How to initialize the universe and loop through frames without copying many lines of code?
How to write a CLI parser to analyze several of their simulations?
How to process and save their trajectories in a clever way?
…
Some of these problems can be solved by using the
MDAnalysis.analysis.base.AnalysisBase
class of MDA. However,
this class is limited to python, and sometimes a direct CLI to these
scripts is very helpful for the day-to-day analysis.
A generic CLI wrapper for all classes based on the AnalysisBase could
therefore help people to analyze their simulation
data with the least effort. With this approach, it is easier to use for
MDA-users since they just stay within their known universe
with known selection commands and results structures.
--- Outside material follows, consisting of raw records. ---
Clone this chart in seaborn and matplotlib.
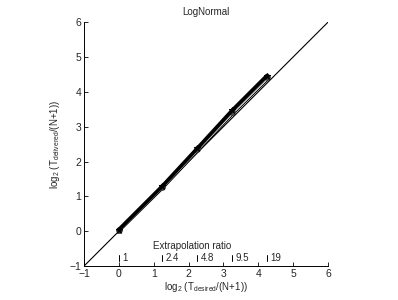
import numpy as np
import pandas as pd
import matplotlib
matplotlib.use("Agg")
import matplotlib.pyplot as plt
import seaborn as sns

# data
x_desired = [0, 1.25, 2.25, 3.25, 4.25]
y_black = [0.05, 1.30, 2.38, 3.47, 4.47]
y_gray = [0.04, 1.28, 2.35, 3.43, 4.42]
y_white = [0.02, 1.25, 2.31, 3.37, 4.36]
ratio_pos = [0, 1.25, 2.25, 3.25, 4.25]
ratio_labels = ['1', '2.4', '4.8', '9.5', '19']
ticks = [-1, 0, 1, 2, 3, 4, 5, 6]

sns.set_style("white")
plt.rcParams['font.family'] = ['Liberation Sans', 'DejaVu Sans']
plt.rcParams['mathtext.default'] = 'regular'
fs = 7

fig = plt.figure(figsize=(3.98, 3.0), dpi=100)
ax = fig.add_axes([0.211, 0.113, 0.613, 0.813])

# identity line
sns.lineplot(x=[-1, 6], y=[-1, 6], color='black', linewidth=0.8, ax=ax)

df_w = pd.DataFrame({'x': x_desired, 'y': y_white})
sns.lineplot(data=df_w, x='x', y='y', color='black', linewidth=2.6, ax=ax)
sns.lineplot(data=df_w, x='x', y='y', color='white', linewidth=1.2, ax=ax)
sns.lineplot(x=x_desired, y=y_gray, color='#555555', linewidth=2.0,
             marker='o', markersize=4, markeredgecolor='#333333', ax=ax)
sns.lineplot(x=x_desired, y=y_black, color='black', linewidth=2.6,
             marker='*', markersize=5, markeredgecolor='black', ax=ax)

# extrapolation ratio inner axis
for p, lab in zip(ratio_pos, ratio_labels):
    ax.plot([p, p], [-0.86, -0.68], color='black', linewidth=0.7)
    ax.text(p + 0.1, -0.77, lab, fontsize=fs, va='center', ha='left')
ax.text(2.1, -0.43, 'Extrapolation ratio', fontsize=fs, ha='center', va='center')

ax.set_xlim(-1, 6)
ax.set_ylim(-1, 6)
ax.set_xticks(ticks)
ax.set_yticks(ticks)
ax.set_xticklabels(['\u22121'] + [str(t) for t in ticks[1:]])
ax.set_yticklabels(['\u22121'] + [str(t) for t in ticks[1:]])
ax.tick_params(direction='in', length=3, width=0.7, labelsize=fs + 0.5, pad=2,
               bottom=True, left=True)
for s in ['top', 'right']:
    ax.spines[s].set_visible(False)
for s in ['left', 'bottom']:
    ax.spines[s].set_linewidth(0.7)
    ax.spines[s].set_color('black')

ax.set_title('LogNormal', fontsize=fs, pad=5)
ax.set_xlabel(r'log$_2$ (T$_{desired}$/(N+1))', fontsize=fs, labelpad=1)
ax.set_ylabel(r'log$_2$ (T$_{delivered}$/(N+1))', fontsize=fs, labelpad=5)

fig.savefig('out.png', dpi=100, facecolor='white')
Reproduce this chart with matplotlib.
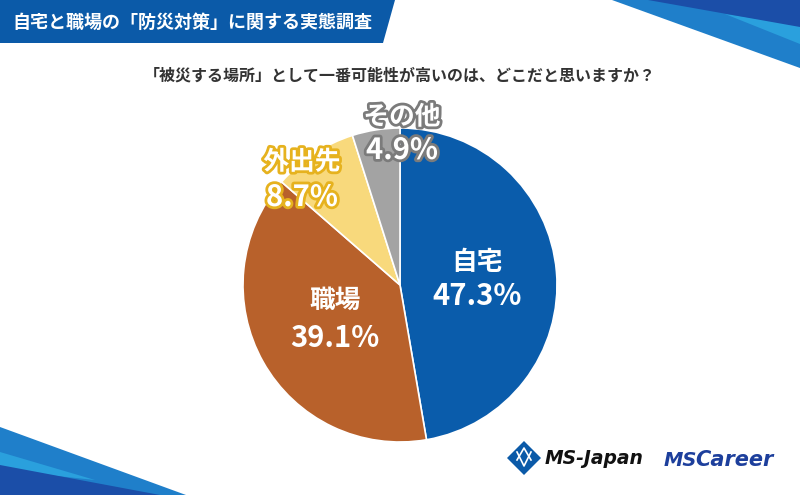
import matplotlib.pyplot as plt
import matplotlib.patheffects as pe
from matplotlib.patches import Polygon

plt.rcParams['font.family'] = ['Noto Sans CJK JP', 'DejaVu Sans']

# data
title = "自宅と職場の「防災対策」に関する実態調査"
question = "「被災する場所」として一番可能性が高いのは、どこだと思いますか？"
labels = ["自宅", "職場", "外出先", "その他"]
values = [47.3, 39.1, 8.7, 4.9]
colors = ["#0a5cab", "#b8612b", "#f8d97c", "#a3a3a3"]

W, H = 800, 495
fig = plt.figure(figsize=(8, 4.95), dpi=100)
ax = fig.add_axes([0, 0, 1, 1])
ax.set_xlim(0, W)
ax.set_ylim(0, H)
ax.axis("off")


def poly(pts, color, z=1):
    # pixel coords with y going down
    ax.add_patch(Polygon([(x, H - y) for x, y in pts], closed=True,
                         facecolor=color, edgecolor="none", zorder=z))


# corner decorations
poly([(612, 0), (800, 0), (800, 68)], "#1f7fca")
poly([(725, 14), (800, 25), (800, 44)], "#2aa0dd", 2)
poly([(648, 0), (800, 0), (800, 27)], "#1b4ea8", 3)
poly([(0, 427), (186, 495), (0, 495)], "#1f7fca")
poly([(0, 452), (95, 480), (0, 470)], "#2aa0dd", 2)
poly([(0, 465), (160, 495), (0, 495)], "#1b4ea8", 3)

# title banner
poly([(0, 0), (395, 0), (383, 43), (0, 43)], "#0b5aa8", 4)
ax.text(12, H - 22, title, color="white", fontsize=13, fontweight="bold",
        va="center", ha="left", zorder=5)

ax.text(400, H - 76, question, color="#333333", fontsize=11.5,
        fontweight="bold", ha="center", va="center")

# pie
ax.pie(values, colors=colors, startangle=90, counterclock=False,
       center=(400, H - 285), radius=157, frame=True,
       wedgeprops=dict(edgecolor="white", linewidth=1.2))
ax.set_xlim(0, W)
ax.set_ylim(0, H)
ax.set_aspect("auto")
ax.axis("off")

# slice labels
label_pos = [(477, 263, 296), (335, 300, 338), (302, 162, 197), (402, 117, 150)]
outline = [None, None, "#e6b21e", "#7b7b7b"]
for lab, v, (x, y1, y2), oc in zip(labels, values, label_pos, outline):
    fx = [pe.withStroke(linewidth=4, foreground=oc)] if oc else None
    ax.text(x, H - y1, lab, color="white", fontsize=18.5, fontweight="bold",
            ha="center", va="center", path_effects=fx, zorder=6)
    ax.text(x, H - y2, f"{v}%", color="white", fontsize=21, fontweight="bold",
            ha="center", va="center", path_effects=fx, zorder=6)

# logos
poly([(524, 441), (541, 458), (524, 475), (507, 458)], "#0b5aa8", 5)
ax.plot([517, 524, 531], [H - 452, H - 466, H - 452], color="white", lw=1.2, zorder=6)
ax.plot([517, 524, 531], [H - 460, H - 448, H - 460], color="white", lw=1.2, zorder=6)
ax.text(545, H - 459, "MS-Japan", color="#111111", fontsize=13.5,
        fontweight="bold", fontstyle="italic", family="DejaVu Sans",
        ha="left", va="center")
ax.text(664, H - 460, "MS", color="#1d3f9c", fontsize=14, fontweight="bold",
        fontstyle="italic", family="DejaVu Sans", ha="left", va="center")
ax.text(695, H - 460, "Career", color="#1d3f9c", fontsize=15,
        fontweight="bold", fontstyle="italic", family="DejaVu Sans",
        ha="left", va="center")

fig.savefig("out.png", dpi=100)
An existing framework makes it also more attractive for users
and developers to write their analysis using the
base.AnalysisBase.
Starting from taurenmd and maicos we
developed a general CLI for any
MDAnalysis.analysis.base.AnalysisBase
class.
mdacli detects all analysis classes located inside the
MDA project and builds a CLI wrapper around them. The wrapper
is generic so it also applies to any downstream
project that uses the MDAnalysis.analysis.base.AnalysisBase
as parent class. If new classes are added to the
MDA codebase they are just they will show up without
any adjustments to mdacli itself.
The core of the wrapper is a docstring parser in combination
with an argument inspection using the inspect library. Based on
a created dictionary containing
each parameter of the class with its docstring and type, the actual command
line interface is build using argparse
. The syntax of the
topology and the trajectory flags (-f, -s, …) is inspired by the
GROMACS CLI
syntax.
The interface also provides a way to save the data using that all analysis results of an AnalysisBase class is stored inside results objects. The saving routines automatically detects the type of the results and saves them either as JSON dumps (for simple variables), CSV files (for 1D and 2D arrays), or zipped data dumps for high higher-dimensional arrays.